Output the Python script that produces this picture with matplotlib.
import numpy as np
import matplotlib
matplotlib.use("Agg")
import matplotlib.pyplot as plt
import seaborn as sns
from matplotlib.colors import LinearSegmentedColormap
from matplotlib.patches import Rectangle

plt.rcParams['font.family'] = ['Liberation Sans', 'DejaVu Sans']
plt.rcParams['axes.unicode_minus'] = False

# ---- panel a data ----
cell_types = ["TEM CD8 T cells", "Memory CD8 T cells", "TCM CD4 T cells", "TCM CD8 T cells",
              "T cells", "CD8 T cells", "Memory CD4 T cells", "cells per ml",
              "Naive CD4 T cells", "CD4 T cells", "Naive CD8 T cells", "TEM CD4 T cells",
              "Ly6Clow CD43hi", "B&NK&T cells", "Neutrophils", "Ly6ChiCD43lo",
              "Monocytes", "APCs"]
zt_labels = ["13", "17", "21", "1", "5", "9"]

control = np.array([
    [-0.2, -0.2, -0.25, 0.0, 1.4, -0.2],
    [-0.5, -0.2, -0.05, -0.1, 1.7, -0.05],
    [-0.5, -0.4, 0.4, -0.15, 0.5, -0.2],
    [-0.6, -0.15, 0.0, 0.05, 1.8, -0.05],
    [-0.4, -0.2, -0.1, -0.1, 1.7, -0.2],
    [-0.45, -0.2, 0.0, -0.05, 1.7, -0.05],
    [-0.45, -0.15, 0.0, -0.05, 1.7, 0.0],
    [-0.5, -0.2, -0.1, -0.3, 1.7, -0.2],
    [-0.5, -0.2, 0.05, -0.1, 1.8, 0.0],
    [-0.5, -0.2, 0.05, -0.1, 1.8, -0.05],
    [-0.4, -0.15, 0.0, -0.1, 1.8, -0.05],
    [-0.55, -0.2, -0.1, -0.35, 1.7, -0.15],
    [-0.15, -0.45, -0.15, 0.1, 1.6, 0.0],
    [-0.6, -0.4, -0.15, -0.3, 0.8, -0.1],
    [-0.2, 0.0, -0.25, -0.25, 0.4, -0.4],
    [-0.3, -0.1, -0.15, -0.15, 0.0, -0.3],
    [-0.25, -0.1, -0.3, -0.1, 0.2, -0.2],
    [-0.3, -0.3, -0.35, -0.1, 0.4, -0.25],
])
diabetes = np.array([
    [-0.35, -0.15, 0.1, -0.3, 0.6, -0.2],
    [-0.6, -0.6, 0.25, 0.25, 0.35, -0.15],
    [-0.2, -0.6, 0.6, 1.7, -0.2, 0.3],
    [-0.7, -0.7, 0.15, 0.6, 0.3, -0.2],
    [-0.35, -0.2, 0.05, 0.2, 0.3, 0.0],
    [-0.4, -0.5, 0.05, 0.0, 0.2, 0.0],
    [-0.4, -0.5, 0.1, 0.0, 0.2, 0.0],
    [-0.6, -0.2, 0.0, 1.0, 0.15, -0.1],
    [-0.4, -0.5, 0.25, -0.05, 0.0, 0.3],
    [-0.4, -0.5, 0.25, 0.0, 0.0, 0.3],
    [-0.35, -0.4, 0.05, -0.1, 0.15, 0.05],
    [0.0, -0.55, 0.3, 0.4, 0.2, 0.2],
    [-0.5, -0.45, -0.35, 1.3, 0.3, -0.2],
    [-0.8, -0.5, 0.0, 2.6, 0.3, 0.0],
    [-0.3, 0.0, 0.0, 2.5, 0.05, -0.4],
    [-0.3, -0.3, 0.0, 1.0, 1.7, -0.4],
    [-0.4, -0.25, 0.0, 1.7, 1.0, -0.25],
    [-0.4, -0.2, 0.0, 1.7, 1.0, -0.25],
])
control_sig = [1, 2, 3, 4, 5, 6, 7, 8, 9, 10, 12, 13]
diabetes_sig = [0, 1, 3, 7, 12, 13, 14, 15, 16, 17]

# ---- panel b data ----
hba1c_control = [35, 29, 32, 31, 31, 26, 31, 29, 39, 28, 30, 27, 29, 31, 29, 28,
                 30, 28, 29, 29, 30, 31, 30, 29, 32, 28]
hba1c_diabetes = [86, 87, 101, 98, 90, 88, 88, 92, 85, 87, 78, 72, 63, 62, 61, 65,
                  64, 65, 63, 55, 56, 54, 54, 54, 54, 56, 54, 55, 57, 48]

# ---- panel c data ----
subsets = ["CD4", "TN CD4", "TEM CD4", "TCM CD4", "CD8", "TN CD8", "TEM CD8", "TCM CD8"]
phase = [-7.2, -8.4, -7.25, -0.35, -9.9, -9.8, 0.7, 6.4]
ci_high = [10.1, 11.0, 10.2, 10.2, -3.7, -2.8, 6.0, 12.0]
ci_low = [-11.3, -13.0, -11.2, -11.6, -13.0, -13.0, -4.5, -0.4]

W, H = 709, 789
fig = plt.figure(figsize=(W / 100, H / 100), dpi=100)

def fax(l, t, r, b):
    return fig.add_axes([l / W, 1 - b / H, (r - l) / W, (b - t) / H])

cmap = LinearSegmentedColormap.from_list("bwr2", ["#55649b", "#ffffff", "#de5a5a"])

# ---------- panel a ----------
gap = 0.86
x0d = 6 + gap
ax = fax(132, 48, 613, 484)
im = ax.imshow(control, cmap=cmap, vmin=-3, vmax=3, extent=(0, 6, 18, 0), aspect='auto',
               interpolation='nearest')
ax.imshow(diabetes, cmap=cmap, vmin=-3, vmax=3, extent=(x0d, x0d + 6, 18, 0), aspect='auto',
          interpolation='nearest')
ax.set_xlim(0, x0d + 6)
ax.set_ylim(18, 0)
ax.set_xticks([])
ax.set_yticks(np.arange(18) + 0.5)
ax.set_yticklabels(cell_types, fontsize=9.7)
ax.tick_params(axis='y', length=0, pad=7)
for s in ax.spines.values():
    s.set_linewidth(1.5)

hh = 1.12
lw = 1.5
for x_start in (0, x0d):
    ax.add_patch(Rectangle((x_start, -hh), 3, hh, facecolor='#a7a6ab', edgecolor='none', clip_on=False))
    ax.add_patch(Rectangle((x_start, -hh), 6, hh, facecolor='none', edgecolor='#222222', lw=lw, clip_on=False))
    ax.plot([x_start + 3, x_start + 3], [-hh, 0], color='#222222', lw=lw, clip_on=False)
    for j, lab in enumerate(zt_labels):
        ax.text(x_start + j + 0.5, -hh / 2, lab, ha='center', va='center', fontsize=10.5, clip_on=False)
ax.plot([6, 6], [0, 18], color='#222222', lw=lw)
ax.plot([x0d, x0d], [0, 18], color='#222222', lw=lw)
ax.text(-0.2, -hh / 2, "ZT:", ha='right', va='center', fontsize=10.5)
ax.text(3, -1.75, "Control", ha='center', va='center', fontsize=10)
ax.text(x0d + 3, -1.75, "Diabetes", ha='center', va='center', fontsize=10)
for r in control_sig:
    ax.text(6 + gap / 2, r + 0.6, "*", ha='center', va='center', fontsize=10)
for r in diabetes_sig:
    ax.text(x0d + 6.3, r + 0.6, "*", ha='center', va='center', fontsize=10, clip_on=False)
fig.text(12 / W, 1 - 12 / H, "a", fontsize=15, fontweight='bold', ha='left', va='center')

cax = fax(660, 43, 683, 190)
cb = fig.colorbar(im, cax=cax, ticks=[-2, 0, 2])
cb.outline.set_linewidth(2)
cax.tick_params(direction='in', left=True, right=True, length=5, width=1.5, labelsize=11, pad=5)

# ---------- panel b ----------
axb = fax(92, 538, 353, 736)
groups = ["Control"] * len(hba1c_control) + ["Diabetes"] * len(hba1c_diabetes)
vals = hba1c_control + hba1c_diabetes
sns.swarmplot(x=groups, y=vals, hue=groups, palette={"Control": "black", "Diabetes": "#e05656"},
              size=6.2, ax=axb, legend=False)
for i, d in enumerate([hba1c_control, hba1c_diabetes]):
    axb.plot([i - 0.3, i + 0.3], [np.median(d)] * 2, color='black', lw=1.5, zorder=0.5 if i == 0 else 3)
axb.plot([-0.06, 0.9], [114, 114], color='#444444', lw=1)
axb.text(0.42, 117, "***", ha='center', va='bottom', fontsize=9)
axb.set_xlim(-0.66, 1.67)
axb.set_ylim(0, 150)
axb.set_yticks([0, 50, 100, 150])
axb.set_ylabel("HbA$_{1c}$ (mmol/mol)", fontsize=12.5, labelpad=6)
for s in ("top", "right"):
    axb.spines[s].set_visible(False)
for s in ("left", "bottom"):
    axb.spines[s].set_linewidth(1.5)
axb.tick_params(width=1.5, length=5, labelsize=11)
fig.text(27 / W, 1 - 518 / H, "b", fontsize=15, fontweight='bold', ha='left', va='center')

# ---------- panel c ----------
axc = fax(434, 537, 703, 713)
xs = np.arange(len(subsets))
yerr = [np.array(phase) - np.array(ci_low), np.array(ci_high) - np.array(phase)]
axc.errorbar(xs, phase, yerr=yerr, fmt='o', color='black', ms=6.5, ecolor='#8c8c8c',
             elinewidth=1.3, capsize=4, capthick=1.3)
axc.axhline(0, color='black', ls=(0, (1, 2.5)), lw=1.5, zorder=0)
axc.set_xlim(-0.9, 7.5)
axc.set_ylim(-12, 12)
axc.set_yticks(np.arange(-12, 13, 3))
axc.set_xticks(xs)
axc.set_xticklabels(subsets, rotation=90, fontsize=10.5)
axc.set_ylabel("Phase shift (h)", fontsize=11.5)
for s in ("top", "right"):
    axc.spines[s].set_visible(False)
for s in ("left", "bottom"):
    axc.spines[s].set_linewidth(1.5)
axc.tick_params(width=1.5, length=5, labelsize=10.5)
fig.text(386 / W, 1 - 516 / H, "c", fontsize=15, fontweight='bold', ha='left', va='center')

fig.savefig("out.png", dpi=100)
+--
▶ [YOUR TASK] Beginning at the first line above, repeat exactly until the line containing "plt.rcParams['axes.unicode_minus'] = False", which is included.

▶ [RESPONSE TO THIS EXERCISE]
Output the Python script that produces this picture with matplotlib.
import numpy as np
import matplotlib
matplotlib.use("Agg")
import matplotlib.pyplot as plt
import seaborn as sns
from matplotlib.colors import LinearSegmentedColormap
from matplotlib.patches import Rectangle

plt.rcParams['font.family'] = ['Liberation Sans', 'DejaVu Sans']
plt.rcParams['axes.unicode_minus'] = False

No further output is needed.